Pour elle, cet atelier se doit d'être un espace de mobilisation, de solidarité et de responsabilité, pour interroger les institutions, renforcer les mécanismes de protection et bâtir des réponses concrètes face aux violences qui entravent la dignité et la citoyenneté des femmes. Pour y parvenir, elle plaide en faveur du renforcement des institutions en les adaptant aux réalités actuelles, ce qui doit passer par la formation des policiers, magistrats et personnel de santé à l'écoute active, à la prise en charge adéquate et à l'orientation efficace. Mme Saint-Jean demande à l'État de rendre les procédures plus simples, plus rapides, transparentes et d'alléger les processus pour les certificats médicaux et démarches judiciaires.
Pour sa part, Djénanne Félix-Désir, la cheffe d'unité gouvernance du PNUD, indique que les chiffres au cours de ces années révèlent une réalité alarmante des violences basées sur le genre en Haïti. Elle précise qu'entre janvier et septembre 2025, plus de 7 400 cas de VBG ont été enregistrés, avec une moyenne de 27 cas par jour, soulignant que la moitié de ces cas, soit environ 4 000, sont des violences sexuelles et 2 500 des viols collectifs.
Elle précise que ces données ne sont qu'une fenêtre partielle des actes, car la majeure partie des violences n'est pas déclarée par peur de stigmatisation ou en raison de l'absence de services. Elle estime que la réponse à cette crise ne doit pas être que juridique, mais sociale, psychosociale et communautaire. Ainsi, elle appelle à une meilleure coordination entre le parquet, les magistrats, les juges, la police nationale, le CSPJ, les structures spécialisées, les services médicaux, le MCFDF, les organisations de femmes, les tribunaux et le barreau.
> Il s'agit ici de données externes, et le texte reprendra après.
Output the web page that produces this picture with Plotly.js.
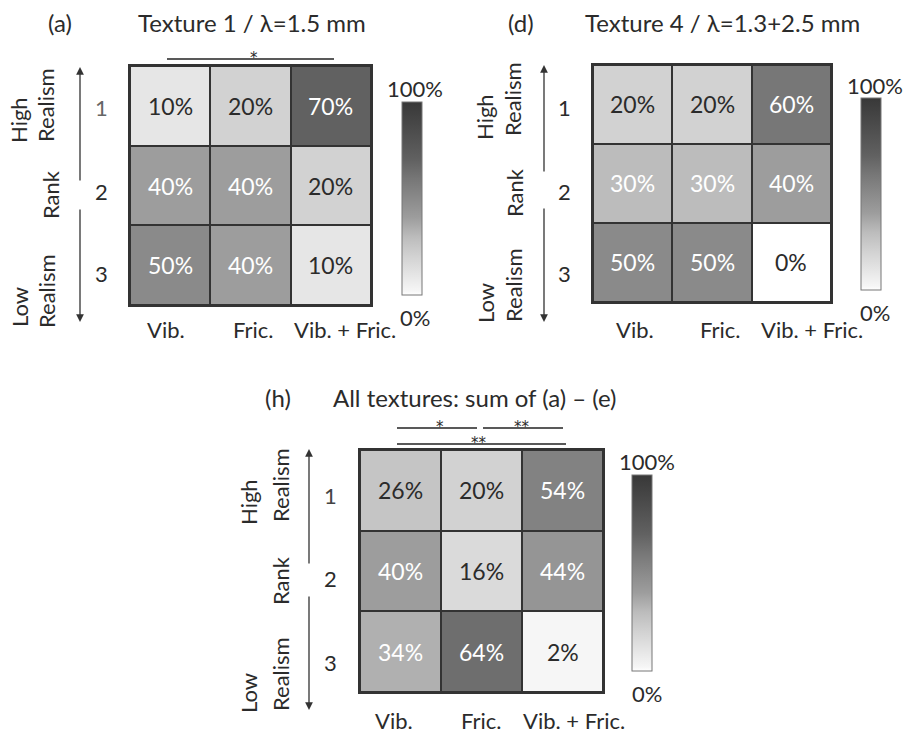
<!DOCTYPE html>
<html><head><meta charset="utf-8">
<script src="https://cdn.plot.ly/plotly-3.0.1.min.js"></script>
<style>html,body{margin:0;padding:0;background:#fff}#chart{width:904px;height:733px}</style>
</head><body><div id="chart"></div>
<script>
// ---- data ----
const categories = ['Vib.', 'Fric.', 'Vib. + Fric.'];
const ranks = [1, 2, 3];
const texture1 = [[10, 20, 70], [40, 40, 20], [50, 40, 10]];
const texture4 = [[20, 20, 60], [30, 30, 40], [50, 50, 0]];
const allTextures = [[26, 20, 54], [40, 16, 44], [34, 64, 2]];
const panelLetters = ['(a)', '(d)', '(h)'];
const panelTitles = ['Texture 1 / λ=1.5 mm', 'Texture 4 / λ=1.3+2.5 mm', 'All textures: sum of (a) – (e)'];
const scaleLabels = ['100%', '0%'];
const rankWords = ['High', 'Realism', 'Rank', 'Low', 'Realism'];

// ---- layout helpers ----
const W = 904, H = 733;
const px = v => v / W, py = v => 1 - v / H;
const FONT = 'Lato, "Open Sans", sans-serif';
const TXT = '#2b2b2b';
const colorscale = [[0, '#ffffff'], [0.02, '#f6f6f6'], [0.1, '#e6e6e6'], [0.2, '#d2d2d2'], [0.3, '#bcbcbc'],
  [0.4, '#9d9d9d'], [0.5, '#8a8a8a'], [0.6, '#777777'], [0.7, '#616161'], [1, '#383838']];

const panels = [
  { z: texture1, hx: [130, 371], hy: [66, 305], cb: [402, 102, 193], cbl: [415, 88, 317],
    letter: [60, 23], title: [252, 23], arrow: [80, 67, 182, 208, 322],
    words: [[19, 120], [46, 105], [50, 195], [20, 307], [46, 291]], rowx: 101, rowy: [108, 192, 273],
    firstRowColor: '#666', xlab: 329, xshift: [-4, 2, 14],
    sig: [[167, 334, 59, 254, '*']] },
  { z: texture4, hx: [593, 831], hy: [65, 302], cb: [861, 98, 192], cbl: [875, 85, 313],
    letter: [521, 23], title: [722, 23], arrow: [544, 65, 173, 207, 322],
    words: [[485, 117], [513, 99], [515, 193], [485, 303], [513, 285]], rowx: 564, rowy: [107, 192, 273],
    firstRowColor: TXT, xlab: 329, xshift: [2, 8, 21],
    sig: [] },
  { z: allTextures, hx: [360, 603], hy: [450, 692], cb: [632, 475, 196], cbl: [647, 462, 693],
    letter: [278, 397], title: [475, 397], arrow: [309, 449, 565, 595, 710],
    words: [[248, 502], [280, 485], [280, 581], [248, 693], [280, 674]], rowx: 330, rowy: [495, 578, 662],
    firstRowColor: '#444', xlab: 720, xshift: [-7, -1, 11],
    sig: [[397, 477, 428, 440, '*'], [483, 563, 428, 522, '**'], [397, 566, 444, 479, '**']] }
];

const data = [], annotations = [], shapes = [];
const layout = {
  width: W, height: H, margin: { l: 0, r: 0, t: 0, b: 0 },
  paper_bgcolor: '#ffffff', plot_bgcolor: '#333333',
  font: { family: FONT, size: 22, color: TXT }, showlegend: false, hovermode: false
};
const ann = o => annotations.push(Object.assign({ xanchor: 'center', yanchor: 'middle', showarrow: false }, o));

panels.forEach((p, i) => {
  const sfx = i === 0 ? '' : String(i + 1);
  const xa = 'x' + sfx, ya = 'y' + sfx;
  data.push({
    type: 'heatmap', x: categories, y: ranks, z: p.z, zmin: 0, zmax: 100,
    colorscale: colorscale, xgap: 2, ygap: 2, xaxis: xa, yaxis: ya,
    colorbar: { x: px(p.cb[0]), xanchor: 'left', y: py(p.cb[1]), yanchor: 'top',
      len: p.cb[2], lenmode: 'pixels', thickness: 20, thicknessmode: 'pixels',
      outlinewidth: 1, outlinecolor: '#777', showticklabels: false, ticks: '', xpad: 0, ypad: 0 }
  });
  const axCommon = { showgrid: false, zeroline: false, showticklabels: false, ticks: '',
    showline: true, mirror: true, linewidth: 2, linecolor: '#333', fixedrange: true };
  layout['xaxis' + sfx] = Object.assign({}, axCommon, { domain: [px(p.hx[0]), px(p.hx[1])], anchor: ya,
    type: 'category', range: [-0.5, categories.length - 0.5] });
  layout['yaxis' + sfx] = Object.assign({}, axCommon, { domain: [py(p.hy[1]), py(p.hy[0])], anchor: xa,
    range: [ranks.length + 0.5, 0.5] });

  // cell labels
  p.z.forEach((row, r) => row.forEach((v, c) => {
    ann({ x: categories[c], y: ranks[r], xref: xa, yref: ya, text: v + '%',
      font: { size: 23, color: v >= 30 ? '#ffffff' : TXT } });
  }));
  // x labels
  categories.forEach((cat, c) => ann({ x: cat, y: py(p.xlab), xref: xa, yref: 'paper',
    text: cat, xshift: p.xshift[c], font: { size: 22, color: TXT } }));
  // row numbers
  ranks.forEach((rk, r) => ann({ x: px(p.rowx), y: py(p.rowy[r]), xref: 'paper', yref: 'paper',
    text: String(rk), font: { size: 22, color: r === 0 ? p.firstRowColor : TXT } }));
  // rotated words
  rankWords.forEach((w, k) => ann({ x: px(p.words[k][0]), y: py(p.words[k][1]), xref: 'paper', yref: 'paper',
    text: w, textangle: -90, font: { size: 22, color: TXT } }));
  // titles
  ann({ x: px(p.letter[0]), y: py(p.letter[1]), xref: 'paper', yref: 'paper', text: panelLetters[i],
    font: { size: 24, color: TXT } });
  ann({ x: px(p.title[0]), y: py(p.title[1]), xref: 'paper', yref: 'paper', text: panelTitles[i],
    font: { size: 24, color: TXT } });
  // colorbar end labels
  ann({ x: px(p.cbl[0]), y: py(p.cbl[1]), xref: 'paper', yref: 'paper', text: scaleLabels[0],
    font: { size: 22, color: TXT } });
  ann({ x: px(p.cbl[0]), y: py(p.cbl[2]), xref: 'paper', yref: 'paper', text: scaleLabels[1],
    font: { size: 22, color: TXT } });
  // arrows
  const a = p.arrow;
  ann({ x: px(a[0]), y: py(a[1]), xref: 'paper', yref: 'paper', ax: 0, ay: a[2] - a[1], text: '',
    showarrow: true, arrowhead: 2, arrowsize: 1.2, arrowwidth: 1.3, arrowcolor: '#333' });
  ann({ x: px(a[0]), y: py(a[4]), xref: 'paper', yref: 'paper', ax: 0, ay: -(a[4] - a[3]), text: '',
    showarrow: true, arrowhead: 2, arrowsize: 1.2, arrowwidth: 1.3, arrowcolor: '#333' });
  // significance brackets
  p.sig.forEach(s => {
    shapes.push({ type: 'line', xref: 'paper', yref: 'paper', x0: px(s[0]), x1: px(s[1]), y0: py(s[2]), y1: py(s[2]),
      line: { color: '#222', width: 1.3 } });
    ann({ x: px(s[3]), y: py(s[2] - 1), xref: 'paper', yref: 'paper', text: s[4],
      font: { family: '"DejaVu Sans", sans-serif', size: 15, color: TXT } });
  });
});

layout.annotations = annotations;
layout.shapes = shapes;
Plotly.newPlot('chart', data, layout, { staticPlot: true, displayModeBar: false });
</script></body></html>
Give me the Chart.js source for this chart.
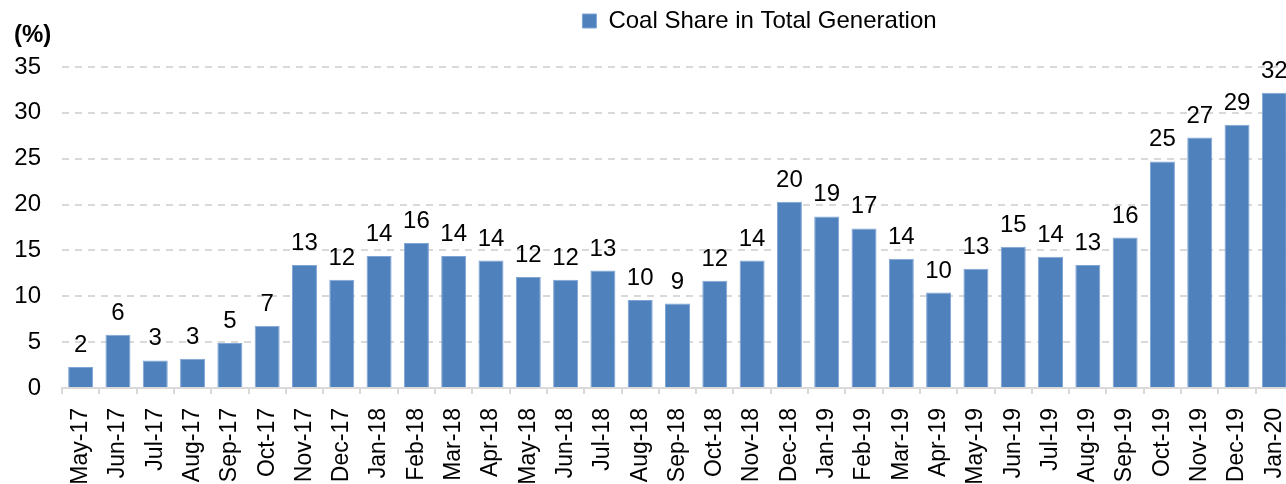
<!DOCTYPE html>
<html>
<head>
<meta charset="utf-8">
<script src="https://cdn.jsdelivr.net/npm/chart.js@4/dist/chart.umd.min.js"></script>
<style>
  html, body { margin: 0; padding: 0; background: #fff; overflow: hidden; }
  #wrap { width: 1293px; height: 484px; position: relative; }
</style>
</head>
<body>
<div id="wrap"><canvas id="coalChart"></canvas></div>
<script>
// Data grafik
const months = ['May-17', 'Jun-17', 'Jul-17', 'Aug-17', 'Sep-17', 'Oct-17', 'Nov-17', 'Dec-17',
  'Jan-18', 'Feb-18', 'Mar-18', 'Apr-18', 'May-18', 'Jun-18', 'Jul-18', 'Aug-18', 'Sep-18',
  'Oct-18', 'Nov-18', 'Dec-18', 'Jan-19', 'Feb-19', 'Mar-19', 'Apr-19', 'May-19', 'Jun-19',
  'Jul-19', 'Aug-19', 'Sep-19', 'Oct-19', 'Nov-19', 'Dec-19', 'Jan-20'];
const coalShare = [2.3, 5.8, 3.0, 3.2, 4.9, 6.8, 13.4, 11.8, 14.4, 15.8, 14.4, 13.9, 12.1, 11.8,
  12.8, 9.6, 9.2, 11.7, 13.9, 20.3, 18.7, 17.4, 14.1, 10.4, 13.0, 15.4, 14.3, 13.4, 16.4,
  24.7, 27.3, 28.7, 32.2];
const yTicks = [0, 5, 10, 15, 20, 25, 30, 35];

const FONT = 'Liberation Sans, Arial, sans-serif';

// Label nilai di atas batang
const valueLabels = {
    id: 'valueLabels',
    afterDatasetsDraw(chart) {
        const ctx = chart.ctx;
        const meta = chart.getDatasetMeta(0);
        ctx.save();
        ctx.font = '24px ' + FONT;
        ctx.fillStyle = '#000';
        ctx.textAlign = 'center';
        ctx.textBaseline = 'alphabetic';
        meta.data.forEach((bar, i) => {
            ctx.fillText(Math.round(coalShare[i]), bar.x, bar.y - 15);
        });
        ctx.restore();
    }
};

// Satuan sumbu Y "(%)"
const unitLabel = {
    id: 'unitLabel',
    afterDraw(chart) {
        const ctx = chart.ctx;
        ctx.save();
        ctx.font = 'bold 24px ' + FONT;
        ctx.fillStyle = '#000';
        ctx.textAlign = 'left';
        ctx.textBaseline = 'middle';
        ctx.fillText('(%)', chart.chartArea.left - 48, chart.chartArea.top - 32);
        ctx.restore();
    }
};

// Geser legenda ke kanan dan ke atas
const legendShift = {
    id: 'legendShift',
    afterLayout(chart) {
        chart.legend.left += 113;
        chart.legend.right += 113;
        chart.legend.top -= 24;
        chart.legend.bottom -= 24;
    }
};

const ctx = document.getElementById('coalChart').getContext('2d');
new Chart(ctx, {
    type: 'bar',
    data: {
        labels: months,
        datasets: [{
            label: 'Coal Share in Total Generation',
            data: coalShare,
            backgroundColor: '#4f81bd',
            borderColor: '#7fa5d6',
            borderWidth: 1,
            categoryPercentage: 1,
            barPercentage: 0.67
        }]
    },
    options: {
        responsive: true,
        maintainAspectRatio: false,
        animation: false,
        layout: { padding: { left: 0, right: 0, top: 23, bottom: 0 } },
        plugins: {
            legend: {
                display: true,
                position: 'top',
                align: 'center',
                labels: {
                    boxWidth: 14,
                    boxHeight: 14,
                    color: '#000',
                    font: { family: FONT, size: 24 },
                    padding: 10
                }
            },
            tooltip: { enabled: false }
        },
        scales: {
            x: {
                afterFit(scale) {
                    scale.height = 96;
                    scale.paddingLeft = 0;
                    scale.paddingRight = 0;
                },
                grid: {
                    display: true,
                    drawOnChartArea: false,
                    drawTicks: true,
                    tickLength: 6,
                    color: '#d9d9d9',
                    lineWidth: 2,
                    offset: true
                },
                border: { display: true, color: '#d9d9d9', width: 2 },
                ticks: {
                    color: '#000',
                    font: { family: FONT, size: 23 },
                    maxRotation: 90,
                    minRotation: 90,
                    autoSkip: false,
                    padding: 14
                }
            },
            y: {
                min: 0,
                max: 35,
                afterBuildTicks(scale) {
                    scale.ticks = yTicks.map(v => ({ value: v }));
                },
                afterFit(scale) {
                    scale.width = 62;
                },
                grid: {
                    color: (c) => c.tick.value === 0 ? 'rgba(0,0,0,0)' : '#d9d9d9',
                    lineWidth: 2,
                    drawTicks: false
                },
                border: { display: false, dash: [7, 6] },
                ticks: {
                    color: '#000',
                    font: { family: FONT, size: 24 },
                    padding: 21
                }
            }
        }
    },
    plugins: [valueLabels, unitLabel, legendShift]
});
</script>
</body>
</html>
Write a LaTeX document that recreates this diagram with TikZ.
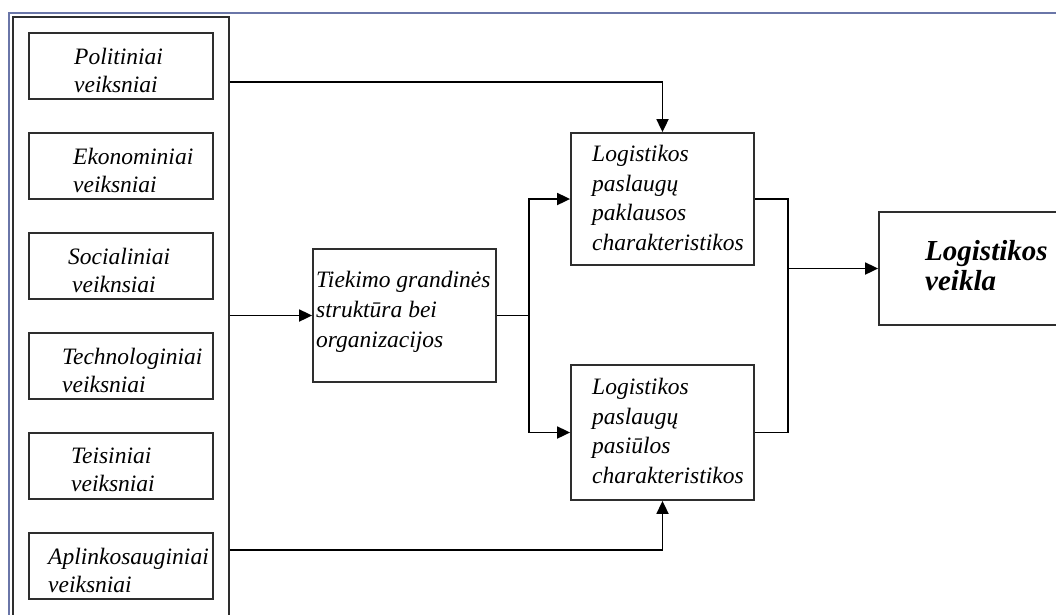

La représentante du PNUD annonce qu'à travers son programme d'appui à la justice contre l'impunité, l'organisation travaille pour renforcer le système judiciaire, soutenir l'accès équitable à la justice, améliorer la coordination institutionnelle entre la justice, la protection et les services, accompagner techniquement le suivi du plan d'activité qui résulte de l'atelier et appuyer la collecte et l'utilisation de données fiables, tout en recommandant la mise en place d'un mécanisme opérationnel de coordination interinstitutionnelle sur les violences sexuelles et sexistes.
Présent à ces discussions, le conseiller du Conseil Supérieur du Pouvoir Judiciaire (CSPJ), Wando St Villier, informe que les autorités ont mis sur pied des séances de formation spécialisée et la formation des juges sur les techniques d'investigation pour mieux lutter contre les violences basées sur le genre.